Memorandum submitted by Mr Roger Bootle
1. As usual, the November Inflation Report
predicted that RPIX inflation would be very close to its 2.5 per
cent inflation forecast in two years' time, implying that the
current stance of monetary policy is broadly correct. Despite
this, financial markets scaled back their existing expectations
of further reductions in interest rates in response to the Report,
and in particular to the line that "the overall risks to
inflation are on the upside".
2. I believe that this judgement will prove
to be wrong, however, and that further interest rate cuts will
be required. Aside from the MPC's usual tendency to be too pessimistic
on inflation, there are several specific areas of the forecast
which are likely to overestimate the upward pressure on prices.
3. First, although the Inflation Report
contains downward revisions to growth, the central RPIX forecast
is still based on a very moderate slowdown in activity, with annual
GDP growth staying at or above 2 per cent right through the forecast
period. Yet forward-looking indicators currently warn of a significantly
sharper slowdown. Although it is true that domestic demand has
been stronger than international, it looks as though international
demand may weaken still further. Manufacturers have not yet felt
the full impact of the international slowdown on their exports.
Meanwhile, there are serious risks to domestic demand too. Consumers
have not yet felt the blow to confidence from a sharply slowing
housing market or a significant increase in unemployment. Yet
all these things seem to be in train.
4. Second, and in connection with the above,
the RPIX forecasts are based on the assumption that commodity
prices do not fall significantly. In particular, oil prices are
assumed to hold steady at around $20 per barrel. They have already
fallen by another 15 per cent (to around $17 per barrel) since
the Report was prepared, however, and further falls look likely.
(Kuwait has warned that the price may reach $10.)

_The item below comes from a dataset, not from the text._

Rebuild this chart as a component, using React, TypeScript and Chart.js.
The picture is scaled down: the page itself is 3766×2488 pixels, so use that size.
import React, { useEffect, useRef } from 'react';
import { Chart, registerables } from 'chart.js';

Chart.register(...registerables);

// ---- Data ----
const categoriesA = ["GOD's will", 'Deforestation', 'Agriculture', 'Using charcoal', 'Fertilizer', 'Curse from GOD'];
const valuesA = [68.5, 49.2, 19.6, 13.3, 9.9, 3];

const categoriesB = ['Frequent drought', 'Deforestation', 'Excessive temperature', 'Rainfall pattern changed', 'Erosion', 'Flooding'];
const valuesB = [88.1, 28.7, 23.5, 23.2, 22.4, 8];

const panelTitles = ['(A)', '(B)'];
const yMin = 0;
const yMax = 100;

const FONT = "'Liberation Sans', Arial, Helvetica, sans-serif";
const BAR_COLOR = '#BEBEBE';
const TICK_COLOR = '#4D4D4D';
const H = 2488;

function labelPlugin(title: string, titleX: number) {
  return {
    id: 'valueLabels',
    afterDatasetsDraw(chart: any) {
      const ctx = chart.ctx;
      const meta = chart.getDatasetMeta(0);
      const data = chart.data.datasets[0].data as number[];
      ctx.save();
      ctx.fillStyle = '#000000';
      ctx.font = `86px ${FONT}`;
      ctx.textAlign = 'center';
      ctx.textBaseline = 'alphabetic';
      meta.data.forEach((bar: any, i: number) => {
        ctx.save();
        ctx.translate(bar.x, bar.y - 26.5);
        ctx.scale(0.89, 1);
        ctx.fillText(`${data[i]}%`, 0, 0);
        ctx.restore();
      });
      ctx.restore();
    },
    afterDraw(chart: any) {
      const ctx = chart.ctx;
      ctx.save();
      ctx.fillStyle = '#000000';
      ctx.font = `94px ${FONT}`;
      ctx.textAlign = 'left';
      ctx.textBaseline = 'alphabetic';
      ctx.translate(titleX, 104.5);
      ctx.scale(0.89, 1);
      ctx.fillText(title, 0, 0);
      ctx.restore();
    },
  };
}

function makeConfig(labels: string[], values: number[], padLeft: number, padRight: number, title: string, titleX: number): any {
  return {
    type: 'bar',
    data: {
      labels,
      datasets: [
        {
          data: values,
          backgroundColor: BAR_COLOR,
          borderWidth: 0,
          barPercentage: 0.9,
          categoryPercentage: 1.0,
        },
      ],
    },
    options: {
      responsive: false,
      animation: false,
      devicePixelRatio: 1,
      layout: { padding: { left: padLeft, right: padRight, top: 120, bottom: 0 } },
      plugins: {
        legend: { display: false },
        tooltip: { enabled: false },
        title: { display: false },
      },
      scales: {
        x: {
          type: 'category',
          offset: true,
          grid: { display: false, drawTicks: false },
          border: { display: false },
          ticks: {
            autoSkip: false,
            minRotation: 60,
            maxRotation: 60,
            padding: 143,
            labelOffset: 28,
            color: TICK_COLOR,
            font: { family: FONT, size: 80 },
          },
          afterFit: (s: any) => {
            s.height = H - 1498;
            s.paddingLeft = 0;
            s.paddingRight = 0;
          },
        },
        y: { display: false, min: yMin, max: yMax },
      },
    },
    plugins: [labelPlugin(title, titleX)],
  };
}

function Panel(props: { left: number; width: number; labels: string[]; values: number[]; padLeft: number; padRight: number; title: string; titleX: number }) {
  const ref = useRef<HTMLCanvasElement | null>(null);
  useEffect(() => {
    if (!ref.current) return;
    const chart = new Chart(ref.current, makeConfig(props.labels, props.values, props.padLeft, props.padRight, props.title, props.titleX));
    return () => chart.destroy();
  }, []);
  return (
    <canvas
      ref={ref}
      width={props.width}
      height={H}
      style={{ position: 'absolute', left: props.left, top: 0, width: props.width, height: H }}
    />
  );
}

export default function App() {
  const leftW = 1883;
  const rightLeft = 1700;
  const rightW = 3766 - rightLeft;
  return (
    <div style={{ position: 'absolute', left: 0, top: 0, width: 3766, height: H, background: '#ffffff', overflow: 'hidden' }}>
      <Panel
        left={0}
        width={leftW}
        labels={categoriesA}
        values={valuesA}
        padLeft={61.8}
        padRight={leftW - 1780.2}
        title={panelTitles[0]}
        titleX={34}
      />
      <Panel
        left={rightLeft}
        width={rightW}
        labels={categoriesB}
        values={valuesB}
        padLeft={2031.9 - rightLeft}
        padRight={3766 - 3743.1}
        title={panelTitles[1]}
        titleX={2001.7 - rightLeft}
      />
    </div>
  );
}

5. Third, I suspect that the central RPIX
forecast underestimates the extent to which the falls in factory
gate inflation over the last year and any future falls are likely
to feed through to retail goods prices.
6. Taken together, I expect these factors
to result in a rather lower path for RPIX than that predicted
in the November Report. Indeed, depending on the behaviour of
some of the erratic items such as seasonal food prices, I believe
that RPIX could even breach the bottom of the 1.5 per cent to
3.5 per cent target range next Spring, triggering a letter of
explanation from the Governor to the Chancellor.

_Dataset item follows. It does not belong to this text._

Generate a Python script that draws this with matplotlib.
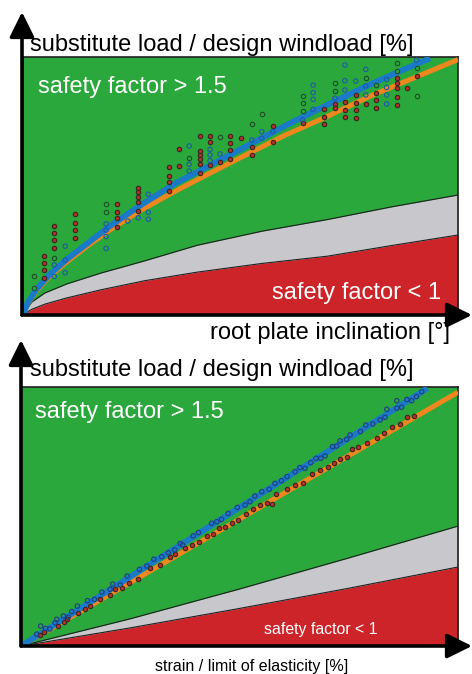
import matplotlib
matplotlib.use("Agg")
from matplotlib import pyplot as plt
from matplotlib.patches import FancyArrowPatch

plt.rcParams['font.family'] = ['Liberation Sans', 'DejaVu Sans']

# ---- top panel: root plate inclination ----
top_blue_x = [0, 1, 3, 6, 10, 15, 20, 27, 35, 43, 52, 61, 70, 80, 88, 93.6]
top_blue_y = [0, 4.5, 9.8, 15.5, 21.5, 28, 34.5, 42.5, 51, 58, 66, 74, 81.5, 89.5, 95.5, 99.5]
top_orange_x = [0, 1, 3, 6, 10, 15, 20, 27, 35, 43, 50, 60, 70, 80, 90, 100]
top_orange_y = [0, 4, 9.2, 14.8, 20.5, 27, 33, 40.5, 48, 55, 61, 69.5, 77, 85, 92, 99]
top_gray_x = [0, 2, 5, 10, 18, 28, 40, 55, 70, 85, 100]
top_gray_y = [0, 5, 8.5, 12, 16.3, 21, 27, 32.5, 37, 42, 46.5]
top_red_x = [0, 2, 5, 10, 18, 28, 40, 55, 70, 85, 100]
top_red_y = [0, 2.2, 4.2, 6.6, 9.8, 13.3, 16.6, 20, 22.8, 27, 31]

top_pts_red_x = [4.9, 4.9, 4.9, 4.9, 7.2, 7.2, 7.2, 7.2, 12.0, 12.0, 12.0, 12.0,
                 21.5, 21.5, 21.5, 21.5, 26.5, 26.5, 26.5, 26.5, 26.5,
                 33.6, 33.6, 33.6, 33.6, 35.9, 35.9,
                 40.7, 40.7, 40.7, 40.7, 40.7, 40.7, 43.0, 43.0, 43.0, 45.3,
                 47.7, 47.7, 47.7, 47.7, 50.0, 52.6, 52.6, 57.4, 57.4, 64.3,
                 69.3, 69.3, 69.3, 71.7, 71.7, 74.0, 74.0, 74.0,
                 76.5, 76.5, 76.5, 76.5, 78.8, 81.1, 81.1, 81.1,
                 85.9, 85.9, 85.9, 85.9, 85.9, 88.2, 90.5]
top_pts_red_y = [23.0, 20.0, 17.4, 14.2, 34.5, 31.7, 29.1, 25.8, 39.0, 35.8, 32.9, 30.0,
                 43.0, 40.1, 37.5, 34.2, 49.1, 47.5, 45.9, 43.7, 40.4,
                 57.2, 54.0, 51.7, 48.2, 64.2, 57.9,
                 69.4, 63.7, 62.0, 60.3, 58.5, 54.9, 69.4, 67.2, 58.1, 59.4,
                 69.5, 66.5, 64.0, 60.6, 68.5, 65.2, 62.0, 73.3, 67.2, 74.5,
                 79.7, 76.6, 74.0, 81.8, 80.1, 82.7, 79.5, 76.9,
                 85.3, 82.0, 79.5, 76.2, 81.8, 86.2, 83.3, 80.1,
                 91.7, 90.1, 87.9, 84.6, 81.4, 88.1, 92.6]

top_pts_green_x = [2.6, 2.6, 7.2, 19.1, 19.1, 38.2, 45.3, 52.6, 54.9, 64.3, 64.3, 64.3,
                   71.7, 71.7, 78.8, 81.1, 85.9, 85.9, 90.5, 90.5]
top_pts_green_y = [15.1, 10.3, 22.0, 42.9, 39.9, 61.0, 69.1, 74.0, 77.8, 85.0, 82.0, 79.2,
                   90.1, 86.9, 92.0, 89.1, 97.8, 94.6, 95.6, 84.9]

top_pts_blue_x = [7.2, 7.2, 9.7, 9.7, 9.7, 19.1, 19.1, 19.1, 19.1, 24.1, 26.5,
                  28.8, 28.8, 28.8, 38.2, 38.2, 38.2, 43.0, 43.0, 43.0, 45.3,
                  52.6, 54.9, 54.9, 57.4, 64.3, 66.7, 66.7, 66.7, 66.7, 71.7,
                  74.0, 74.0, 74.0, 76.5, 78.8, 78.8, 78.8, 83.6, 83.6, 83.6, 83.6, 90.5]
top_pts_blue_y = [19.4, 14.9, 26.7, 21.3, 16.4, 35.3, 32.9, 30.4, 25.8, 36.4, 37.7,
                  46.8, 39.8, 37.1, 65.5, 58.4, 55.8, 64.2, 62.0, 59.8, 62.4,
                  67.8, 71.1, 68.5, 71.1, 75.6, 89.1, 86.2, 83.6, 79.7, 84.0,
                  96.9, 90.8, 87.2, 90.7, 95.2, 88.8, 85.3, 91.3, 88.2, 85.3, 81.8, 98.8]

# ---- bottom panel: strain ----
bot_blue_x = [0, 93]
bot_blue_y = [0, 99.5]
bot_orange_x = [0, 100]
bot_orange_y = [0, 98]
bot_gray_x = [0, 25, 50, 75, 100]
bot_gray_y = [0, 10.5, 22, 34, 46.3]
bot_red_x = [0, 25, 50, 75, 100]
bot_red_y = [0, 7, 14.5, 22.3, 30.5]

bot_pts_blue_x = [3.6, 4.5, 5.6, 6.6, 7.8, 8.2, 9.7, 10.8, 11.6, 12.9, 15.2, 16.8, 18.5,
                  20.4, 21.0, 22.7, 24.3, 27.1, 28.8, 30.4, 32.2, 33.7, 35.2, 36.4, 37.0,
                  39.4, 40.6, 43.6, 44.8, 45.9, 47.4, 49.5, 51.3, 52.4, 53.5, 55.1, 56.8,
                  58.1, 59.6, 60.9, 62.7, 63.8, 65.0, 66.3, 67.5, 68.6, 69.6, 71.3, 72.2,
                  73.0, 74.5, 75.3, 77.7, 78.9, 80.5, 82.2, 83.3, 83.7, 86.0, 86.0, 87.1,
                  88.3, 89.4, 90.5, 91.7]
bot_pts_blue_y = [4.6, 7.7, 6.8, 6.6, 9.0, 10.3, 11.6, 11.1, 13.3, 15.4, 17.5, 18.0, 20.8,
                  21.9, 23.9, 23.6, 27.0, 29.6, 30.9, 33.5, 34.5, 36.0, 37.1, 39.6, 39.0,
                  42.5, 43.8, 47.4, 48.0, 48.9, 51.2, 53.5, 54.4, 55.7, 57.9, 59.6, 60.5,
                  62.8, 63.8, 65.4, 67.3, 68.9, 68.6, 70.8, 72.5, 72.5, 73.4, 77.0, 77.2,
                  79.2, 79.8, 81.5, 82.8, 85.3, 85.7, 87.3, 88.3, 91.4, 94.7, 91.8, 92.2,
                  95.2, 94.7, 96.3, 98.2]
bot_pts_red_x = [4.3, 5.3, 8.5, 9.8, 10.6, 13.1, 14.6, 15.9, 18.1, 20.4, 21.5, 23.0, 24.6,
                 26.8, 29.5, 31.7, 34.1, 35.2, 37.5, 39.1, 40.8, 42.5, 44.0, 45.2, 46.7,
                 48.2, 49.7, 51.6, 53.2, 54.7, 56.2, 57.4, 58.4, 60.8, 62.7, 64.5, 66.7,
                 68.4, 70.3, 71.6, 73.0, 74.5, 75.7, 77.2, 79.1, 81.4, 83.1, 84.8, 86.7,
                 88.3, 89.9]
bot_pts_red_y = [4.2, 5.5, 7.7, 9.4, 10.3, 12.6, 14.2, 15.4, 18.0, 19.7, 21.9, 22.3, 24.2,
                 25.7, 30.0, 31.3, 34.5, 35.5, 37.7, 39.0, 40.3, 42.5, 43.2, 45.4, 45.8,
                 47.6, 48.6, 51.0, 52.8, 54.4, 55.3, 54.8, 58.7, 60.5, 62.2, 63.1, 66.4,
                 68.0, 69.0, 70.5, 72.1, 73.1, 75.9, 76.7, 78.3, 80.2, 82.4, 84.7, 85.7,
                 88.3, 88.8]

GREEN = '#2aa83c'
RED = '#cc2428'
GRAY = '#c8c8cc'
BLUE = '#1a7ac8'
ORANGE = '#f0861e'

W, H = 472, 674
fig = plt.figure(figsize=(W / 100, H / 100), dpi=100)


def panel(rect, gray_x, gray_y, red_x, red_y, orange_x, orange_y, blue_x, blue_y):
    ax = fig.add_axes(rect)
    ax.set_facecolor(GREEN)
    ax.fill_between(gray_x, 0, gray_y, color=GRAY, lw=0, zorder=1)
    ax.plot(gray_x, gray_y, color='#202020', lw=0.8, zorder=2)
    ax.fill_between(red_x, 0, red_y, color=RED, lw=0, zorder=2)
    ax.plot(red_x, red_y, color='#202020', lw=0.8, zorder=3)
    ax.plot(orange_x, orange_y, color=ORANGE, lw=3.6, solid_capstyle='butt', zorder=4)
    ax.plot(blue_x, blue_y, color=BLUE, lw=4.2, solid_capstyle='butt', zorder=5)
    ax.set_xlim(0, 100)
    ax.set_ylim(0, 100)
    ax.set_xticks([])
    ax.set_yticks([])
    for s in ax.spines.values():
        s.set_color('#202020')
        s.set_linewidth(1.2)
    return ax


def pts(ax, x, y, face, edge):
    ax.scatter(x, y, s=10, facecolor=face, edgecolor=edge, linewidths=0.8, zorder=6, clip_on=False)


def arrows(x0, y_bottom, y_top):
    # vertical + horizontal axis arrows in figure pixels (origin bottom left)
    kw = dict(arrowstyle='-|>,head_length=0.85,head_width=0.42', lw=2.6, color='black',
              mutation_scale=18, shrinkA=0, shrinkB=0, transform=fig.transFigure)
    fig.add_artist(FancyArrowPatch((x0 / W, y_bottom / H), (x0 / W, y_top / H), **kw))
    fig.add_artist(FancyArrowPatch((x0 / W, y_bottom / H), (1.0, y_bottom / H), **kw))


ax1 = panel([23 / W, 1 - 315 / H, 435 / W, 258 / H],
            top_gray_x, top_gray_y, top_red_x, top_red_y,
            top_orange_x, top_orange_y, top_blue_x, top_blue_y)
pts(ax1, top_pts_green_x, top_pts_green_y, GREEN, '#1d4d2a')
pts(ax1, top_pts_red_x, top_pts_red_y, '#b8302a', '#3a2420')
pts(ax1, top_pts_blue_x, top_pts_blue_y, 'none', '#2058a8')
ax1.text(0.034, 0.884, 'safety factor > 1.5', transform=ax1.transAxes, color='white',
         fontsize=17, ha='left', va='center', zorder=7)
ax1.text(0.961, 0.085, 'safety factor < 1', transform=ax1.transAxes, color='white',
         fontsize=17, ha='right', va='center', zorder=7)

ax2 = panel([21 / W, 1 - 646 / H, 437 / W, 259 / H],
            bot_gray_x, bot_gray_y, bot_red_x, bot_red_y,
            bot_orange_x, bot_orange_y, bot_blue_x, bot_blue_y)
pts(ax2, bot_pts_red_x, bot_pts_red_y, '#b8302a', '#3a2420')
pts(ax2, bot_pts_blue_x, bot_pts_blue_y, 'none', '#203c80')
ax2.text(0.032, 0.903, 'safety factor > 1.5', transform=ax2.transAxes, color='white',
         fontsize=17, ha='left', va='center', zorder=7)
ax2.text(0.556, 0.062, 'safety factor < 1', transform=ax2.transAxes, color='white',
         fontsize=11.4, ha='left', va='center', zorder=7)

arrows(22, H - 315, H - 12)
arrows(21, H - 646, H - 340)

fig.text(30 / W, 1 - 45 / H, 'substitute load / design windload [%]', fontsize=17,
         ha='left', va='center')
fig.text(450 / W, 1 - 333 / H, 'root plate inclination [°]', fontsize=17,
         ha='right', va='center')
fig.text(30 / W, 1 - 370 / H, 'substitute load / design windload [%]', fontsize=17,
         ha='left', va='center')
fig.text(155 / W, 1 - 667 / H, 'strain / limit of elasticity [%]', fontsize=11.5,
         ha='left', va='center')

fig.savefig('out.png', dpi=100)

7. Both the MPC and the public need to guard
against the danger of being misled by the already apparently low
rate of interest. Rates in the UK are higher than in any other
G7 country and in real terms they are pretty high absolutelyalmost
3 per cent, when measured against the HICP, compared with 0.75
per cent in the euro-zone and minus 0.6 per cent in the
US. This leaves plenty of scope for further rate cuts if they
are needed. But if the public believes that rates are already
so very low that they must soon rise then the effectiveness of
rate reductions will be lessened.
8. The MPC takes the view that the risks
to growth are balanced while the risks to inflation are on the
upside (the latter arising from a fall in sterling or private
spending remaining stronger for longer than expected). By contrast,
I believe that the risks to both growth and inflation are firmly
on the downside.
9. The risk from a big sterling fall persists,
even though the record of the Bank's method of projecting the
exchange rate has continued to be poor. (See Chart.) (Incidentally,
under the current formula, if UK interest rates reached parity
with other countries, then the Bank would be obliged to assume
that the exchange rate remained unchanged over the forecast horizoneven
though it, or at least a significant body of opinion on the MPC,
clearly believes that the risks are strongly on the downside.)

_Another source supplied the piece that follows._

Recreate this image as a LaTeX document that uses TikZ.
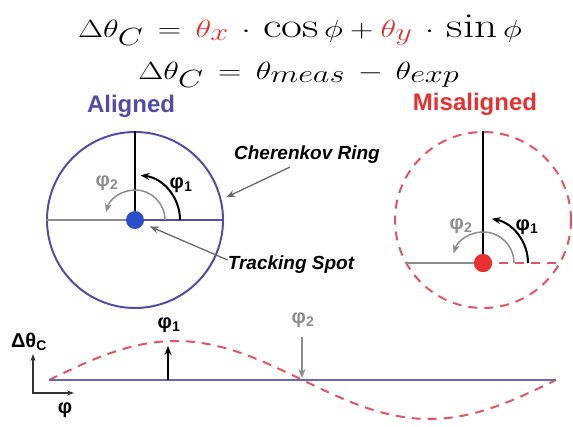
\documentclass[tikz,border=0pt]{standalone}
\usepackage{fontspec}
\setsansfont{Liberation Sans}
\usetikzlibrary{arrows.meta, positioning}

\definecolor{ringblue}{RGB}{80,76,168}
\definecolor{spotblue}{RGB}{40,78,200}
\definecolor{misred}{RGB}{232,48,48}
\definecolor{dashred}{RGB}{226,84,96}
\definecolor{phigray}{RGB}{140,140,140}
\definecolor{callgray}{RGB}{105,105,105}

\begin{document}
\begin{tikzpicture}[
    x=1pt, y=-1pt,
    eq/.style={font=\fontsize{35}{42}\selectfont, inner sep=0, xscale=1.3, anchor=base},
    title/.style={font=\fontsize{24}{28}\selectfont\sffamily\bfseries, inner sep=0},
    callout/.style={font=\fontsize{19}{23}\selectfont\sffamily\bfseries\itshape, inner sep=0},
    philab/.style={font=\fontsize{20}{24}\selectfont\sffamily\bfseries, inner sep=0},
    ring/.style={circle, minimum size=176pt, inner sep=0, line width=2pt},
    spot/.style={circle, minimum size=18pt, inner sep=0},
    >={Stealth[length=9pt, width=7pt]}
  ]
  \useasboundingbox (0,0) rectangle (573,426);

  % Equations
  \node[eq] (eqA) at (300,37)
    {$\Delta\theta_C \,=\, {\color{misred}\theta_x}\,\cdot\,\cos\phi + {\color{misred}\theta_y}\,\cdot\,\sin\phi$};
  \node[eq] (eqB) at (299,79) {$\Delta\theta_C \,=\, \theta_{meas} \,-\, \theta_{exp}$};

  % Aligned ring
  \node[title, text=ringblue] (alig) at (131,106) {Aligned};
  \node[ring, draw=ringblue] (ringA) at (135,220) {};
  \draw[phigray, line width=2pt] (ringA.west) -- (ringA.center);
  \draw[ringblue, line width=2pt] (ringA.center) -- (ringA.east);
  \draw[line width=1.5pt] (ringA.center) -- (ringA.north);
  \draw[->, phigray, line width=1.5pt]
    ([shift={(0:30pt)}]ringA.center) arc[start angle=0, end angle=165, radius=30pt];
  \draw[->, line width=2pt]
    ([shift={(0:45pt)}]ringA.center) arc[start angle=0, end angle=83, radius=45pt];
  \node[spot, fill=spotblue] (spotA) at (ringA.center) {};
  \node[philab] (phiA1) at (181,185) {φ\textsubscript{1}};
  \node[philab, text=phigray] (phiA2) at (107,183) {φ\textsubscript{2}};

  % Labels with arrows
  \node[callout] (cher) at (307,155) {Cherenkov Ring};
  \node[callout] (track) at (291,265) {Tracking Spot};
  \draw[->, callgray, line width=1.3pt]
    ([xshift=-17pt, yshift=-3pt]cher.south) -- ([shift={(14:5pt)}]ringA.14);
  \draw[->, callgray, line width=1.3pt, shorten >=7pt]
    ([yshift=5pt]track.west) -- (spotA);

  % Misaligned ring
  \node[title, text=misred] (misal) at (475,104) {Misaligned};
  \node[ring, draw=dashred, dash pattern=on 9pt off 7pt] (ringB) at (483,220) {};
  \node[spot, fill=misred] (spotB) at (483,263) {};
  \coordinate (leftB) at (406,263);
  \coordinate (rightB) at (560,263);
  \draw[phigray, line width=2pt] (leftB) -- (spotB.center);
  \draw[dashred, line width=2pt, dash pattern=on 9pt off 7pt] (spotB.center) -- (rightB);
  \draw[line width=1.5pt] (spotB.center) -- (ringB.north);
  \draw[->, phigray, line width=1.5pt]
    ([shift={(0:31pt)}]spotB.center) arc[start angle=0, end angle=162, radius=31pt];
  \draw[->, line width=2pt]
    ([shift={(0:45pt)}]spotB.center) arc[start angle=0, end angle=79, radius=45pt];
  \node[spot, fill=misred] at (spotB.center) {};
  \node[philab] (phiB1) at (527,227) {φ\textsubscript{1}};
  \node[philab, text=phigray] (phiB2) at (461,226) {φ\textsubscript{2}};

  % Delta theta vs phi
  \coordinate (origin) at (33,393);
  \coordinate (ytip) at (33,354);
  \coordinate (xtip) at (74,393);
  \draw[<->, black!80, line width=1.2pt,
        >={Stealth[length=7pt, width=5pt]}] (ytip) -- (origin) -- (xtip);
  \node[philab] (dtheta) at (29,342) {Δθ\textsubscript{C}};
  \node[philab] (phiax) at (65,410) {φ};

  \coordinate (lineL) at (49,380);
  \coordinate (lineR) at (556,380);
  \draw[dashred, line width=2pt, dash pattern=on 9pt off 7pt]
    plot[domain=49:556, samples=90, smooth] (\x, {380-39*sin((\x-49)/507*360)});
  \draw[ringblue!85, line width=2.5pt] (lineL) -- (lineR);

  \coordinate (peak) at (168,346);
  \coordinate (cross) at (302,337);
  \draw[->, line width=1.5pt] (peak |- lineL) -- (peak);
  \node[philab] (phiC1) at (169,325) {φ\textsubscript{1}};
  \draw[->, phigray, line width=1.5pt] (cross) -- (cross |- 0,378);
  \node[philab, text=phigray] (phiC2) at (303,320) {φ\textsubscript{2}};
\end{tikzpicture}
\end{document}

10. The Report also confirms an apparent
departure in monetary policy strategy hinted at in speeches by
various Committee members over the past month or two. The November
rate cut was explicitly cited as intended to help keep private
domestic spending firm. In other words, fears about the need for
private spending to ease back in order to make way for faster
growth in public spending have been relegated to the back burnerrightly.
11. It is worth noting that some of my worries
about risks are incorporated in the alternative assumptions preferred
by some Committee members, the combined effect of which would
be to reduce the central RPIX forecast by 0.5 per cent at the
two year horizon (and hence imply the need for lower interest
rates). I continue to be puzzled as to why the views of some members
are apparently excluded from the central forecast upon which policy
decisions are made in this way, especially when they are not counterbalanced
by other alternative assumptions which might add to inflation.